To encourage the city to keep investing in pools, residents need to keep speaking up, McElhany said. The city will begin a round of public engagement meetings for the parks and recreation master plan in October, immediately followed by public meetings for the aquatics master plan. Those meetings are expected to kick off in June 2024.

Moore’s advice? Lean on your master plans and use them as a form of accountability to continue investing in the department’s priorities. Create a plan and then put the money in place to get it done. When the loudest voices are the only ones the city is listening to, you start to leave residents out, he said.

At first McCormick dreaded working in the Como neighborhood. But when Viola Pitts, the unofficial mayor of Como, recruited him to re-open the neighborhood’s pool after it closed in the 1980s, he had a change of heart.

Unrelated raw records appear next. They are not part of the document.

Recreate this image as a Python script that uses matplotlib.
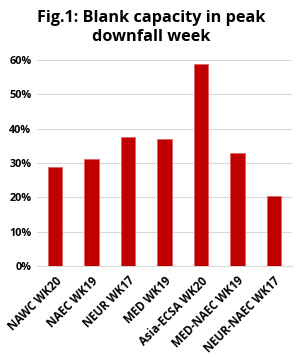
import numpy as np
import matplotlib
matplotlib.use("Agg")
import matplotlib.pyplot as plt
from matplotlib.ticker import PercentFormatter

plt.rcParams["font.family"] = ["Open Sans", "DejaVu Sans"]

routes = ["NAWC WK20", "NAEC WK19", "NEUR WK17", "MED WK19",
          "Asia-ECSA WK20", "MED-NAEC WK19", "NEUR-NAEC WK17"]
blank_share = [0.288, 0.311, 0.376, 0.370, 0.588, 0.329, 0.204]
yticks = [0.0, 0.1, 0.2, 0.3, 0.4, 0.5, 0.6]

fig = plt.figure(figsize=(3.03, 3.57), dpi=100)
ax = fig.add_axes([0.122, 0.255, 0.842, 0.577])

x = np.arange(len(routes))
ax.bar(x, blank_share, width=0.4, color="#C00000", edgecolor="#E06060",
       linewidth=0.5, zorder=3)

ax.set_xlim(-0.5, len(routes) - 0.5)
ax.set_ylim(0, 0.6)
ax.set_yticks(yticks)
ax.yaxis.set_major_formatter(PercentFormatter(1.0, decimals=0))
ax.grid(axis="y", color="#D9D9D9", linewidth=0.8, zorder=0)
for s in ["top", "right", "left"]:
    ax.spines[s].set_visible(False)
ax.spines["bottom"].set_color("#D9D9D9")
ax.tick_params(axis="y", length=0, labelsize=7.8, pad=4)
ax.tick_params(axis="x", length=0, labelsize=8.3, pad=6)
ax.set_xticks(x)
ax.set_xticklabels(routes, rotation=45, ha="right", rotation_mode="anchor",
                   fontweight="bold")
for lbl in ax.get_yticklabels():
    lbl.set_fontweight("bold")

fig.text(0.5, 0.923, "Fig.1: Blank capacity in peak\ndownfall week",
         ha="center", va="center", fontsize=11.7, fontweight="bold",
         linespacing=1.2)

fig.savefig("out.png", dpi=100)
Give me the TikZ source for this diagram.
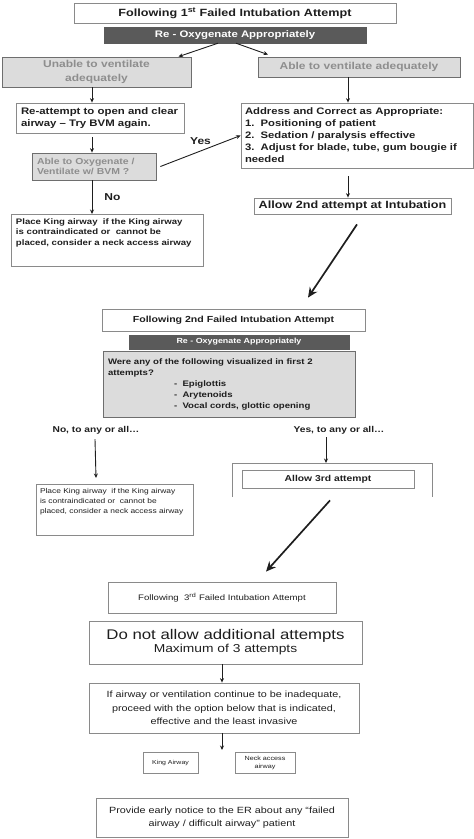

He had experience running swimming programs in his hometown of Birmingham, Alabama. In Como, McCormick found a community that went above and beyond to support his work at the pool. The neighborhood daycares and schools bused kids to the pool so their students could learn to swim under his watchful eye.

Since retiring from the pool and teaching at William Monnig Middle School, McCormick has time to walk every morning. He’s lost 100 pounds and his heart rate has slowed. Despite this, if the city reinvested in aquatics and reopened the pool, he would happily report for work to manage the pool again.

“If they built another pool and needed a manager, I would be the first one to run to Como,” McCormick said.

Rachel Behrndt is a government accountability reporter for the Fort Worth Report. Contact her at or via Twitter. At the Fort Worth Report, news decisions are made independently of our board members and financial supporters. Read more about our editorial independence policy here.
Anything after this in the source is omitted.